§ Task description
Begin with the first line of the material and copy each line word for word through the line that contains "(0,0) rectangle (1030,1355);"; the pictures are left out.

§ Provided material
>> Start

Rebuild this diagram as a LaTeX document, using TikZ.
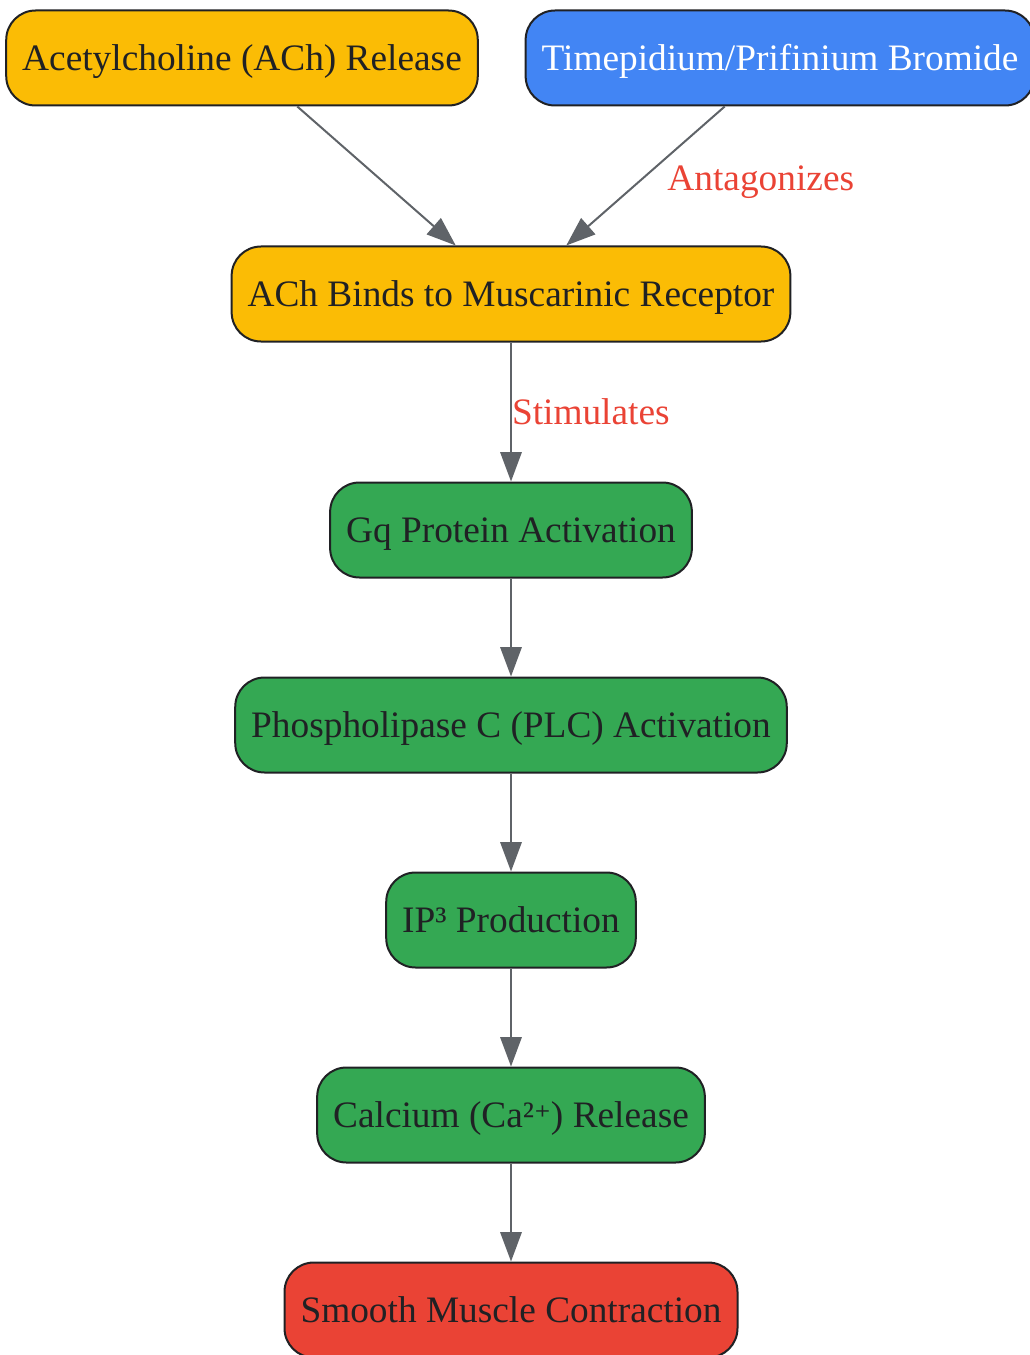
\documentclass[tikz,border=0pt]{standalone}
\usepackage{fontspec}
\setmainfont{Liberation Serif}
\newfontfamily\supfont{DejaVu Serif}
\usepackage{tikz}
\usetikzlibrary{arrows.meta, positioning}

\definecolor{achyellow}{HTML}{FBBC05}
\definecolor{drugblue}{HTML}{4285F4}
\definecolor{pathgreen}{HTML}{34A853}
\definecolor{endred}{HTML}{EA4335}
\definecolor{boxline}{HTML}{202124}
\definecolor{linkgrey}{HTML}{5F6368}

\begin{document}
\begin{tikzpicture}[x=0.75pt, y=-0.75pt,
  box/.style={draw=boxline, line width=1.5pt, rounded corners=22pt, minimum height=71.25pt,
              inner xsep=12pt, text height=22.5pt, text depth=3.5pt,
              font=\fontsize{28}{32}\selectfont, text=boxline},
  link/.style={draw=linkgrey, line width=1.5pt, -{Triangle[length=22pt, width=16pt]}},
  tag/.style={text=endred, font=\fontsize{28}{32}\selectfont, inner sep=0pt},
  node distance=73.5pt]

\useasboundingbox (0,0) rectangle (1030,1355);

\node [box, fill=achyellow                        ] (ach)     at (242,58)  {Acetylcholine (ACh) Release};
\node [box, fill=drugblue, text=white             ] (drug)    at (780,58)  {Timepidium/Prifinium Bromide};
\node [box, fill=achyellow                        ] (rec)     at (511,294) {ACh Binds to Muscarinic Receptor};
\node [box, fill=pathgreen, below=104.25pt of rec ] (gq)      {Gq Protein Activation};
\node [box, fill=pathgreen, below=of gq           ] (plc)     {Phospholipase C (PLC) Activation};
\node [box, fill=pathgreen, below=of plc          ] (ip3)     {IP³ Production};
\node [box, fill=pathgreen, below=of ip3          ] (calcium) {Calcium (Ca²{\supfont\fontsize{24}{28}\selectfont ⁺}) Release};
\node [box, fill=endred,    below=of calcium      ] (muscle)  {Smooth Muscle Contraction};

\path [link] (ach) -- (rec);
\path [link] (drug) -- node [tag, midway, anchor=west, xshift=15.75pt, yshift=-4.5pt] {Antagonizes} (rec);
\path [link] (rec) -- node [tag, midway, anchor=west] {Stimulates} (gq);
\path [link] (gq) -- (plc);
\path [link] (plc) -- (ip3);
\path [link] (ip3) -- (calcium);
\path [link] (calcium) -- (muscle);

\end{tikzpicture}
\end{document}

>> End

§ The reply
Rebuild this diagram as a LaTeX document, using TikZ.
\documentclass[tikz,border=0pt]{standalone}
\usepackage{fontspec}
\setmainfont{Liberation Serif}
\newfontfamily\supfont{DejaVu Serif}
\usepackage{tikz}
\usetikzlibrary{arrows.meta, positioning}

\definecolor{achyellow}{HTML}{FBBC05}
\definecolor{drugblue}{HTML}{4285F4}
\definecolor{pathgreen}{HTML}{34A853}
\definecolor{endred}{HTML}{EA4335}
\definecolor{boxline}{HTML}{202124}
\definecolor{linkgrey}{HTML}{5F6368}

\begin{document}
\begin{tikzpicture}[x=0.75pt, y=-0.75pt,
  box/.style={draw=boxline, line width=1.5pt, rounded corners=22pt, minimum height=71.25pt,
              inner xsep=12pt, text height=22.5pt, text depth=3.5pt,
              font=\fontsize{28}{32}\selectfont, text=boxline},
  link/.style={draw=linkgrey, line width=1.5pt, -{Triangle[length=22pt, width=16pt]}},
  tag/.style={text=endred, font=\fontsize{28}{32}\selectfont, inner sep=0pt},
  node distance=73.5pt]

\useasboundingbox (0,0) rectangle (1030,1355);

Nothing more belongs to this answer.